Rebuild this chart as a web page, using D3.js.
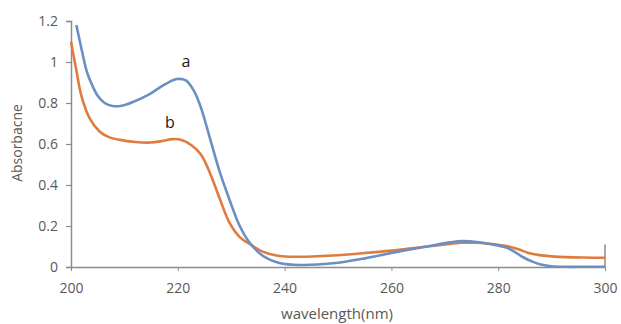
<!DOCTYPE html>
<html><head><meta charset="utf-8">
<script src="https://cdn.jsdelivr.net/npm/d3@7"></script>
<style>body{margin:0;background:#fff}svg{display:block}text{font-family:"Open Sans","Liberation Sans",sans-serif}</style>
</head><body><svg id="c" width="621" height="324"></svg>
<script>
const xTicks = [200, 220, 240, 260, 280, 300];
const yTicks = [0, 0.2, 0.4, 0.6, 0.8, 1, 1.2];
const seriesNames = ["a", "b"];
const waveA = [201, 202, 203, 204, 205, 206.3, 207.8, 209.5, 211.6, 214.8, 217.5, 219.8, 221.5, 223, 224.3, 226, 227.9, 229.7, 231.6, 233.5, 235.9, 239, 243, 249, 255, 260, 264, 267.7, 271, 273.3, 276, 279, 281.5, 283, 284.5, 286.4, 288, 290, 293, 296, 300];
const absA  = [1.18, 1.06, 0.95, 0.885, 0.835, 0.8, 0.785, 0.787, 0.805, 0.845, 0.89, 0.917, 0.91, 0.86, 0.78, 0.63, 0.46, 0.327, 0.2, 0.117, 0.055, 0.02, 0.01, 0.018, 0.042, 0.068, 0.088, 0.105, 0.12, 0.126, 0.122, 0.11, 0.095, 0.075, 0.05, 0.026, 0.012, 0.004, 0.001, 0.001, 0.001];
const waveB = [200, 201, 202, 203.6, 205.4, 207, 209.2, 212, 214.8, 217, 219, 220.7, 222.5, 224.3, 226, 227.9, 229.7, 231.6, 233.5, 235.9, 239, 242.2, 249, 255, 260, 265, 270, 273, 276, 280, 282, 283.9, 285.5, 287.7, 290, 292.7, 296, 300];
const absB  = [1.1, 0.96, 0.83, 0.72, 0.66, 0.635, 0.62, 0.61, 0.607, 0.614, 0.624, 0.62, 0.595, 0.55, 0.46, 0.33, 0.215, 0.146, 0.112, 0.075, 0.054, 0.05, 0.056, 0.068, 0.08, 0.095, 0.11, 0.118, 0.118, 0.108, 0.1, 0.085, 0.07, 0.058, 0.052, 0.048, 0.046, 0.045];

const svg = d3.select("#c");
const x = d3.scaleLinear().domain([200, 300]).range([71, 605]);
const y = d3.scaleLinear().domain([0, 1.2]).range([267, 21]);
const axisCol = "#8c8c8c", labCol = "#595959";

// y axis
const ya = svg.append("g").attr("transform", "translate(71,0)")
  .call(d3.axisLeft(y).tickValues(yTicks).tickSize(5).tickPadding(8).tickFormat(d => d3.format("~g")(d)));
ya.select(".domain").attr("stroke", axisCol).attr("stroke-width", 1.5);
ya.selectAll(".tick line").attr("stroke", axisCol).attr("stroke-width", 1.2);
ya.selectAll(".tick text").attr("fill", labCol).attr("font-size", 14);

// x axis
const xa = svg.append("g").attr("transform", "translate(0,267)")
  .call(d3.axisBottom(x).tickValues(xTicks).tickSize(4).tickPadding(12).tickSizeOuter(0));
xa.select(".domain").attr("stroke", axisCol).attr("stroke-width", 1.5);
xa.selectAll(".tick line").attr("stroke", axisCol).attr("stroke-width", 1);
xa.selectAll(".tick text").attr("fill", labCol).attr("font-size", 14);
// right end marker
svg.append("line").attr("x1", x(300)).attr("x2", x(300)).attr("y1", y(0.11)).attr("y2", y(0))
  .attr("stroke", axisCol).attr("stroke-width", 1.5);

const line = d3.line().x(d => x(d[0])).y(d => y(d[1])).curve(d3.curveCatmullRom.alpha(0.5));
const dataA = waveA.map((w, i) => [w, absA[i]]);
const dataB = waveB.map((w, i) => [w, absB[i]]);
svg.append("path").datum(dataB).attr("d", line).attr("fill", "none").attr("stroke", "#e07b3f").attr("stroke-width", 2.6);
svg.append("path").datum(dataA).attr("d", line).attr("fill", "none").attr("stroke", "#6a90c2").attr("stroke-width", 2.6);

svg.append("text").attr("x", 186).attr("y", 67).attr("text-anchor", "middle").attr("font-size", 16).attr("fill", "#1a1a1a").text(seriesNames[0]);
svg.append("text").attr("x", 170).attr("y", 128).attr("text-anchor", "middle").attr("font-size", 16).attr("fill", "#1a1a1a").text(seriesNames[1]);

svg.append("text").attr("transform", "translate(22,143) rotate(-90)").attr("text-anchor", "middle")
  .attr("font-size", 14).attr("fill", labCol).text("Absorbacne");
svg.append("text").attr("x", 337).attr("y", 319).attr("text-anchor", "middle")
  .attr("font-size", 15).attr("fill", labCol).text("wavelength(nm)");
</script></body></html>
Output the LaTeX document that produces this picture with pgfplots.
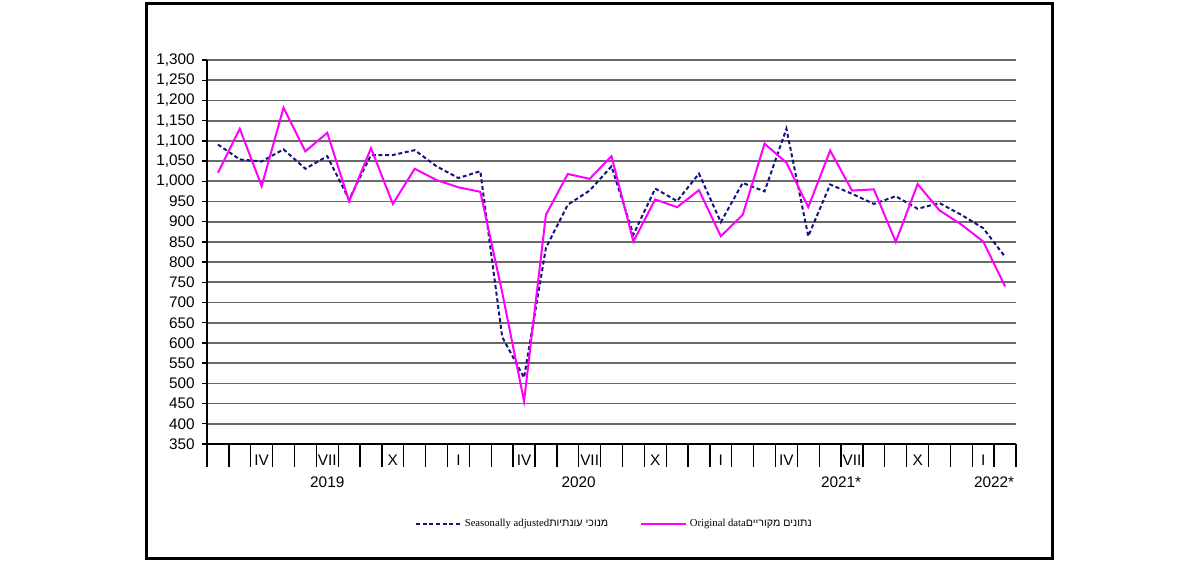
\documentclass[border=0pt]{standalone}
\usepackage{fontspec}
\setmainfont{Liberation Sans}
\newfontfamily\legfont{Liberation Serif}
\newfontfamily\hebfont[Script=Hebrew]{Liberation Sans}
\TeXXeTstate=1
\usepackage{pgfplots}
\pgfplotsset{compat=1.18}
\definecolor{sanavy}{RGB}{20,20,128}
\definecolor{origmag}{RGB}{255,0,255}
\definecolor{gridgray}{RGB}{105,105,105}
\begin{document}
\begin{tikzpicture}
\useasboundingbox (0,0) rectangle (900pt,421.5pt);
\fill[white] (0,0) rectangle (900pt,421.5pt);
\draw[line width=2.6pt] (110pt,2.6pt) rectangle (789.4pt,418.9pt);
\begin{axis}[
  at={(155.25pt,88.5pt)}, anchor=south west,
  scale only axis, width=606.75pt, height=288pt,
  xmin=-0.5, xmax=36.5, ymin=350, ymax=1300,
  axis x line*=bottom, axis y line*=left,
  axis line style={black, line width=1pt, -},
  clip=false,
  tick align=outside,
  ytick={350,400,...,1300},
  ymajorgrids, grid style={gridgray, line width=1.3pt},
  ytick style={black, line width=1pt},
  major tick length=3.75pt,
  yticklabel style={font=\fontsize{11.5}{12}\selectfont, xshift=-2pt},
  /pgf/number format/assume math mode=true,
  /pgf/number format/.cd, 1000 sep={,}, /pgfplots/.cd,
  xtick={0,...,36},
  xticklabels={,,IV,,,VII,,,X,,,I,,,IV,,,VII,,,X,,,I,,,IV,,,VII,,,X,,,I,},
  xticklabel style={font=\fontsize{11.5}{12}\selectfont, anchor=center, yshift=-8.5pt},
  x tick style={draw=none},
  minor xtick={-0.5,0.5,...,36.5},
  minor tick length=17.25pt,
  minor x tick style={black, line width=1pt, draw=black},
  extra x ticks={-0.5,10.5,22.5,34.5,36.5},
  extra x tick labels={},
  extra x tick style={major tick length=35.25pt, tick style={black, line width=1pt, draw=black}},
  legend style={at={(0.504,-0.208)}, anchor=center, draw=none, fill=none,
    legend columns=2, font=\fontsize{8}{9}\selectfont,
    /tikz/every even column/.append style={column sep=22pt}},
  legend image code/.code={\draw[#1] (0pt,0pt) -- (33.75pt,0pt);},
]
\addplot[sanavy, line width=1.5pt, dash pattern=on 3pt off 2pt] coordinates {
(0,1091) (1,1054) (2,1049) (3,1079) (4,1031) (5,1062) (6,955) (7,1065) (8,1065)
(9,1077) (10,1037) (11,1008) (12,1025) (13,615) (14,514) (15,835) (16,942) (17,977)
(18,1037) (19,868) (20,982) (21,951) (22,1019) (23,899) (24,996) (25,975) (26,1130)
(27,864) (28,992) (29,969) (30,944) (31,963) (32,932) (33,946) (34,917) (35,884) (36,813)
};
\addlegendentry{\legfont Seasonally adjusted\hebfont\beginR עונתיות\endR\ \beginR מנוכי\endR}
\addplot[origmag, line width=1.5pt] coordinates {
(0,1021) (1,1130) (2,988) (3,1182) (4,1074) (5,1120) (6,950) (7,1082) (8,944)
(9,1031) (10,1003) (11,985) (12,974) (13,725) (14,456) (15,917) (16,1018) (17,1006)
(18,1062) (19,851) (20,955) (21,936) (22,978) (23,864) (24,917) (25,1093) (26,1046)
(27,936) (28,1076) (29,977) (30,980) (31,850) (32,993) (33,928) (34,893) (35,851) (36,740)
};
\addlegendentry{\legfont Original data\hebfont\beginR מקוריים\endR\ \beginR נתונים\endR}
\node[font=\fontsize{11.5}{12}\selectfont] at (axis cs:5,350) [yshift=-28.5pt] {2019};
\node[font=\fontsize{11.5}{12}\selectfont] at (axis cs:16.5,350) [yshift=-28.5pt] {2020};
\node[font=\fontsize{11.5}{12}\selectfont] at (axis cs:28.5,350) [yshift=-28.5pt] {2021*};
\node[font=\fontsize{11.5}{12}\selectfont] at (axis cs:35.5,350) [yshift=-28.5pt] {2022*};
\end{axis}
\end{tikzpicture}
\end{document}
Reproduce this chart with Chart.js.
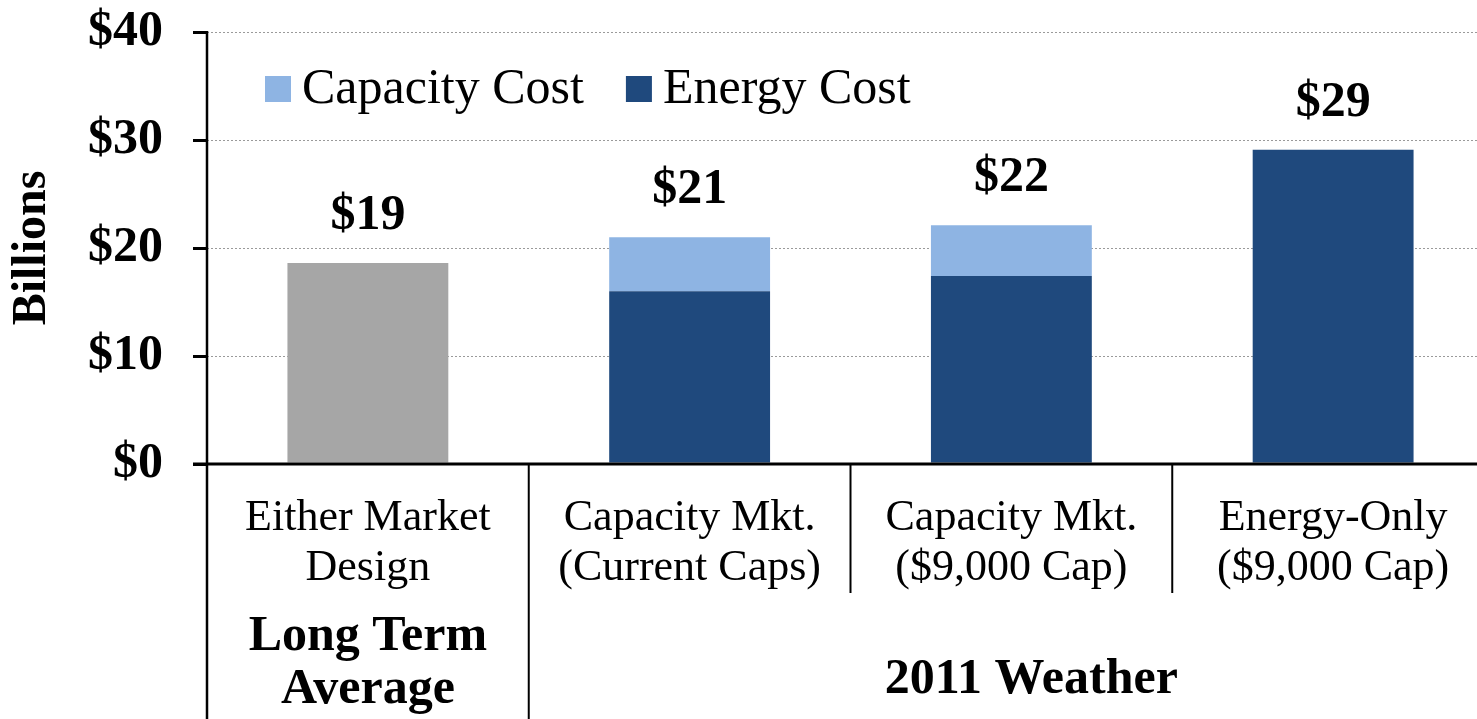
-=-=-
CHALLENGE ▸ Give the number of lines in the material above that have the word "this" in them, and nothing more.

WRITTEN ANSWER ▸ 3